Arthur Herman, the finalist who will visit campus first this year, was a finalist for a Pulitzer Prize for “Gandhi and Churchill: The Epic Rivalry That Destroyed an Empire and Forged Our Age” and also wrote a New York Times bestselling work, “How the Scots Invented the Modern World.”
Herman will share a presentation titled “Arsenal of Democracy: The Business of Victory in World War II” at 3 p.m. March 4 in Old Main Chapel, the release said.
Terry Anderson co-authored “The Not So Wild, Wild West: Property Rights on the Frontier,” which won the 2005 Sir Antony Fisher International Memorial Award. Previously, the release said, he was a professor in the Department of Agricultural Economics and Economics at Montana State University.
Anderson will present “Markets vs. Politics: The Next Generation of Environmentalism” at 6 p.m. March 13 in Engineering Center room 200, the release said.
Bradley Birzer, the Russell Amos Kirk Chair in American Studies and professor of history at Hillsdale College, is a co-founder and senior contributor to The Imaginative Conservative Blog. His most recent book, “American Cicero: The Life of Charles Carroll,” was named National Book of the Month by the Knights of Columbus.
Birzer will present at 3 p.m. April 2 in Eaton Humanities room 250, the release said, on “Conserving What is Humane: From the American Founding to T.S. Eliot?”
Gary Libecap is a professor of corporate environmental management at the Bren School of Environmental Science and Management and Department of Economics at the University of California, Santa Barbara. Libecap has served as the Pitt Professor of American History and Institutions on the Economics Faculty at Cambridge University and as president of the Economic History Association, Western Economics Association International and the International Society for New Institutional Economics.
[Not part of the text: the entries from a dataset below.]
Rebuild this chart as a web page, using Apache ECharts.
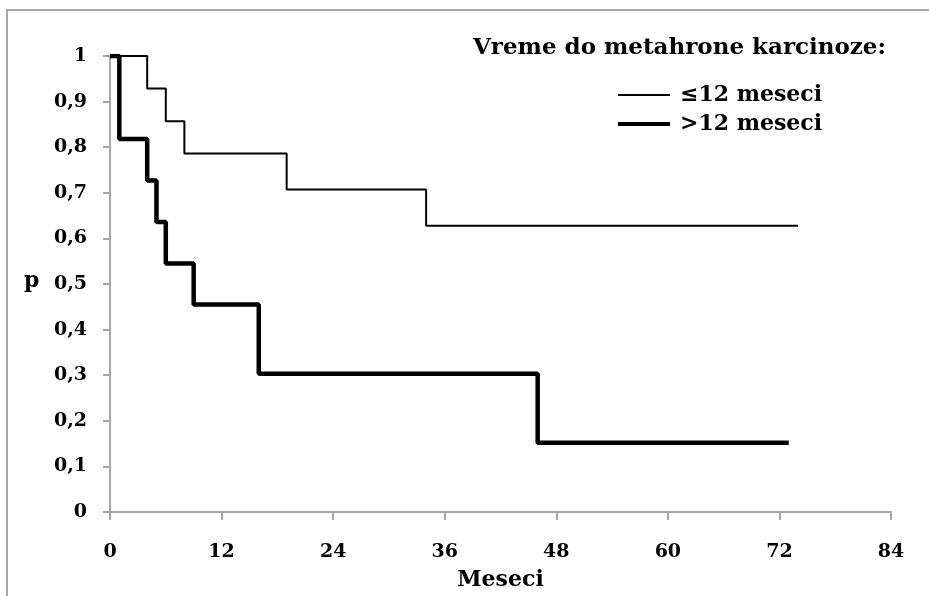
<!DOCTYPE html>
<html lang="sr">
<head>
    <meta charset="UTF-8">
    <title>Vreme do metahrone karcinoze</title>
    <script src="https://cdn.jsdelivr.net/npm/echarts@6/dist/echarts.min.js"></script>
    <style>
        html, body { margin: 0; padding: 0; background: #fff; }
        #main { width: 929px; height: 596px; }
    </style>
</head>
<body>
<div id="main"></div>
<script type="text/javascript">
    // podaci procitani sa grafika (Kaplan-Meier krive)
    var monthsShort = [0, 4, 6, 8, 19, 34, 74];
    var survShort = [1, 0.929, 0.857, 0.786, 0.707, 0.628, 0.628];
    var monthsLong = [0, 1, 4, 5, 6, 9, 16, 46, 73];
    var survLong = [1, 0.818, 0.727, 0.636, 0.545, 0.455, 0.303, 0.152, 0.152];
    var seriesNames = ['≤12 meseci', '>12 meseci'];
    var legendTitle = 'Vreme do metahrone karcinoze:';

    function pairs(xs, ys) {
        return xs.map(function (x, i) { return [x, ys[i]]; });
    }

    var font = 'DejaVu Serif';
    var gray = '#a6a6a6';

    var myChart = echarts.init(document.getElementById('main'));
    var option = {
        backgroundColor: '#fff',
        animation: false,
        title: {
            text: legendTitle,
            left: 468,
            top: 32,
            textStyle: { fontFamily: font, fontWeight: 'bold', fontSize: 23, color: '#000' }
        },
        legend: [
            {
                data: [seriesNames[0]],
                left: 613, top: 79,
                icon: 'rect', itemWidth: 52, itemHeight: 2,
                textStyle: { fontFamily: font, fontWeight: 'bold', fontSize: 22, color: '#000', padding: [0, 0, 0, 5] }
            },
            {
                data: [seriesNames[1]],
                left: 613, top: 108,
                icon: 'rect', itemWidth: 52, itemHeight: 4,
                textStyle: { fontFamily: font, fontWeight: 'bold', fontSize: 22, color: '#000', padding: [0, 0, 0, 5] }
            }
        ],
        grid: { left: 110, right: 38, top: 56, bottom: 83 },
        xAxis: {
            type: 'value',
            min: 0, max: 84, interval: 12,
            name: 'Meseci',
            nameLocation: 'middle',
            nameGap: 57,
            nameTextStyle: { fontFamily: font, fontWeight: 'bold', fontSize: 22, color: '#000' },
            axisLine: { lineStyle: { color: gray, width: 2 } },
            axisTick: { show: true, length: 8, lineStyle: { color: gray, width: 2 } },
            axisLabel: { margin: 31, fontFamily: font, fontWeight: 'bold', fontSize: 19, color: '#000' },
            splitLine: { show: false }
        },
        yAxis: {
            type: 'value',
            min: 0, max: 1, interval: 0.1,
            axisLine: { show: true, lineStyle: { color: gray, width: 2 } },
            axisTick: { show: true, length: 7, lineStyle: { color: gray, width: 2 } },
            axisLabel: {
                margin: 23, fontFamily: font, fontWeight: 'bold', fontSize: 19, color: '#000',
                formatter: function (v) { return String(Math.round(v * 10) / 10).replace('.', ','); }
            },
            splitLine: { show: false }
        },
        graphic: [
            {
                type: 'rect',
                shape: { x: 7, y: 10, width: 940, height: 600 },
                style: { fill: 'none', stroke: gray, lineWidth: 2 },
                silent: true
            },
            {
                type: 'text',
                left: 24, top: 270,
                style: { text: 'p', fontFamily: font, fontWeight: 'bold', fontSize: 22, fill: '#000' }
            }
        ],
        series: [
            {
                name: seriesNames[0],
                type: 'line',
                step: 'end',
                symbol: 'none',
                data: pairs(monthsShort, survShort),
                lineStyle: { color: '#000', width: 2 },
                itemStyle: { color: '#000' }
            },
            {
                name: seriesNames[1],
                type: 'line',
                step: 'end',
                symbol: 'none',
                data: pairs(monthsLong, survLong),
                lineStyle: { color: '#000', width: 4.5 },
                itemStyle: { color: '#000' }
            }
        ]
    };
    myChart.setOption(option);
</script>
</body>
</html>
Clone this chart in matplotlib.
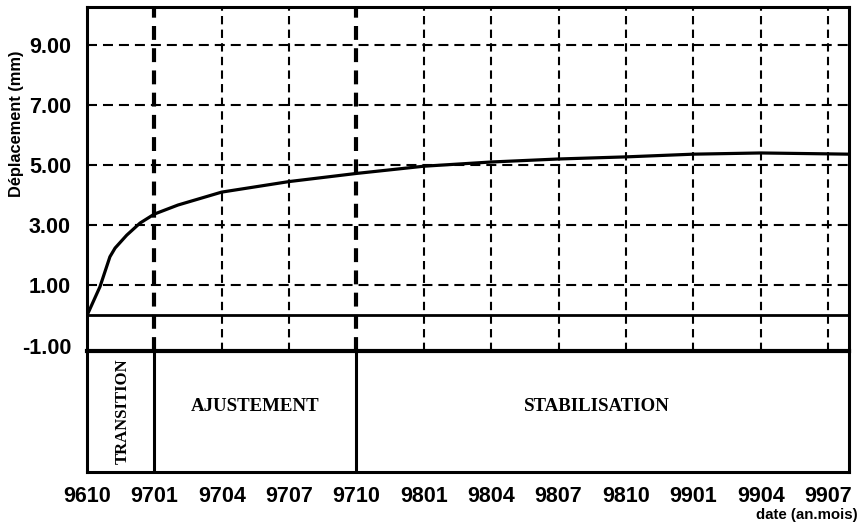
import matplotlib
matplotlib.use("Agg")
import matplotlib.pyplot as plt

plt.rcParams['lines.scale_dashes'] = False

# ---- data ----
date_labels = ['9610', '9701', '9704', '9707', '9710', '9801', '9804',
               '9807', '9810', '9901', '9904', '9907']
# curve: months since Oct 1996, displacement (mm)
curve_months = [0, 0.58, 1.02, 1.25, 1.77, 2.36, 3.0, 4.05, 6, 9, 12, 15,
                18, 21, 24, 27, 30, 33, 33.93]
curve_disp = [0, 0.96, 1.95, 2.24, 2.67, 3.07, 3.37, 3.67, 4.1, 4.45, 4.72,
              4.96, 5.1, 5.2, 5.27, 5.36, 5.40, 5.37, 5.36]
y_ticks = [-1, 1, 3, 5, 7, 9]
y_tick_labels = ['-1.00', '1.00', '3.00', '5.00', '7.00', '9.00']
phase_names = ['TRANSITION', 'AJUSTEMENT', 'STABILISATION']
phase_bounds = [0, 3, 12, 33.93]   # months

tick_months = [3 * i for i in range(len(date_labels))]
x_max = 33.93

W, H = 861, 526
fig = plt.figure(figsize=(W / 100, H / 100), dpi=100)

L, R = 87, 849
ax2 = fig.add_axes([L / W, 1 - 472 / H, (R - L) / W, (472 - 351) / H])
ax = fig.add_axes([L / W, 1 - 351 / H, (R - L) / W, (351 - 7) / H])
ax2.patch.set_alpha(0)

ax.set_xlim(0, x_max)
ax.set_ylim(-1.18, 10.25)

sans = ['Liberation Sans', 'DejaVu Sans']
serif = ['Liberation Serif', 'DejaVu Serif']

# horizontal grid
for yv in [1, 3, 5, 7, 9]:
    ax.axhline(yv, color='black', lw=1.5, dashes=(7.2, 4.3), zorder=1)
ax.axhline(0, color='black', lw=2.0, zorder=2)

# vertical grid
for m in tick_months[1:]:
    if m in (3, 12):
        ax.axvline(m, color='black', lw=3.0, dashes=(10, 6), zorder=1)
    else:
        ax.axvline(m, color='black', lw=1.5, dashes=(6, 3.8), zorder=1)

ax.plot(curve_months, curve_disp, color='black', lw=2.3, zorder=3,
        solid_joinstyle='round')

ax.set_yticks(y_ticks)
ax.set_yticklabels(y_tick_labels, fontsize=15.5, fontweight='bold',
                   family=sans)
ax.set_xticks([])
ax.tick_params(axis='y', length=0, pad=11.5)
for s in ['left', 'top', 'right']:
    ax.spines[s].set_linewidth(2.2)
ax.spines['bottom'].set_linewidth(3.0)

# phase box
ax2.set_xlim(0, x_max)
ax2.set_ylim(0, 1)
ax2.set_yticks([])
ax2.set_xticks(tick_months)
ax2.set_xticklabels(date_labels, fontsize=15.5, fontweight='bold',
                    family=sans)
ax2.tick_params(axis='x', length=0, pad=10)
ax2.spines['top'].set_visible(False)
for s in ['left', 'bottom', 'right']:
    ax2.spines[s].set_linewidth(2.2)
for b in phase_bounds[1:-1]:
    ax2.axvline(b, color='black', lw=2.2)

ax2.text(1.6, 0.5, phase_names[0], rotation=90, ha='center',
         va='center', fontsize=12, fontweight='bold', family=serif)
ax2.text(7.5, 0.54, phase_names[1], ha='center', va='center',
         fontsize=13.6, fontweight='bold', family=serif)
ax2.text(22.7, 0.54, phase_names[2], ha='center', va='center',
         fontsize=13.6, fontweight='bold', family=serif)

fig.text(17 / W, 1 - 123.5 / H, 'Déplacement (mm)', rotation=90,
         ha='center', va='center', fontsize=11.8, fontweight='bold',
         family=sans)
fig.text(858 / W, 1 - 515 / H, 'date (an.mois)', ha='right', va='center',
         fontsize=10.8, fontweight='bold', family=sans)

fig.savefig('out.png', dpi=100)
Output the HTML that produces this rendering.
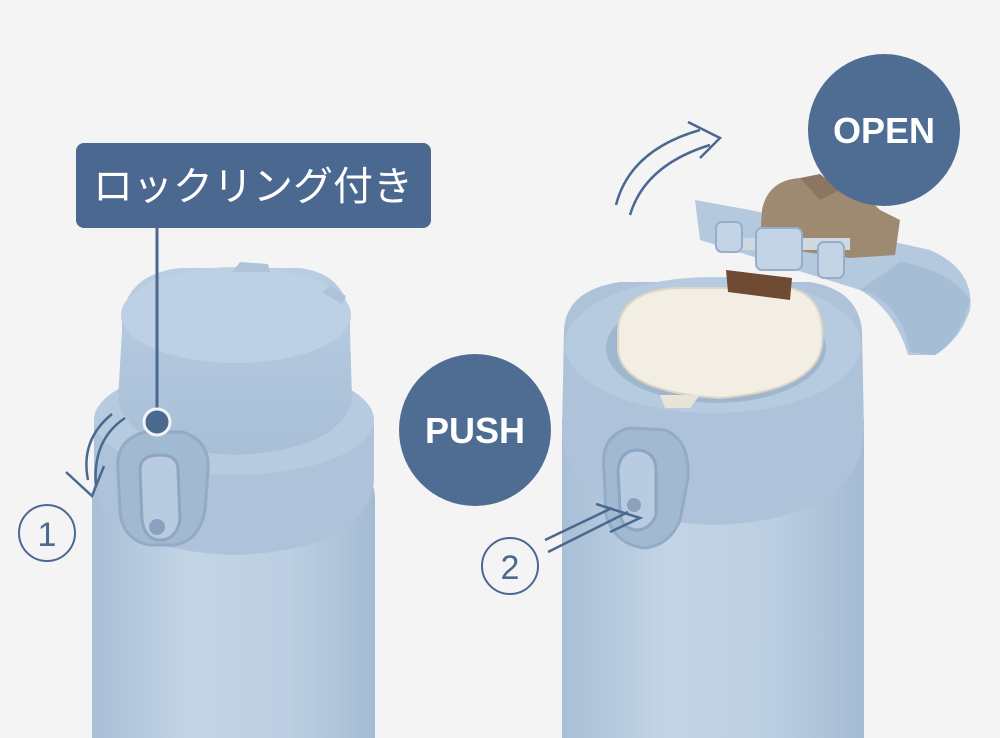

Libecap will give a presentation, “Why is Confronting Global Environmental Problems So Difficult? What Can We Learn From Examining Many Different Cases?” at 4 p.m. April 10 in Hale Science room 230, the release said.
The four finalists join Ron Haskins, who was named a finalist for the position last year. The release said Haskins, a senior fellow and co-director of the Center on Children and Families at the Brookings Institution, will not be brought to campus again.
The pilot visiting scholar program, which entered its inaugural year this fall with newly endowed Professor Steven Hayward, brings to campus well-known scholars who are engaged in analytical scholarship or practice of conservative thinking and policymaking.
The visiting scholar search committee is chaired by Ann Carlos, associate dean for social sciences in CU’s College of Arts and Sciences.
According to the release, non-university members of the search committee include David Pyle, founder and CEO of American Career College; Mike Rosen, long-time radio host on AM 850 KOA and Denver Post columnist and political commentator; Bob Greenlee, former Boulder City Council member and mayor and current president of Centennial Investment & Management Company Inc.; CU President Emeritus Hank Brown; and Earl Wright, CEO of AMG National Trust Bank.
Faculty members on the committee include David Brown, professor and chair of political science; Daniel Kaffine, associate professor of economics; Susan Kent, professor and chair of history; and Bradley Monton, associate professor of philosophy.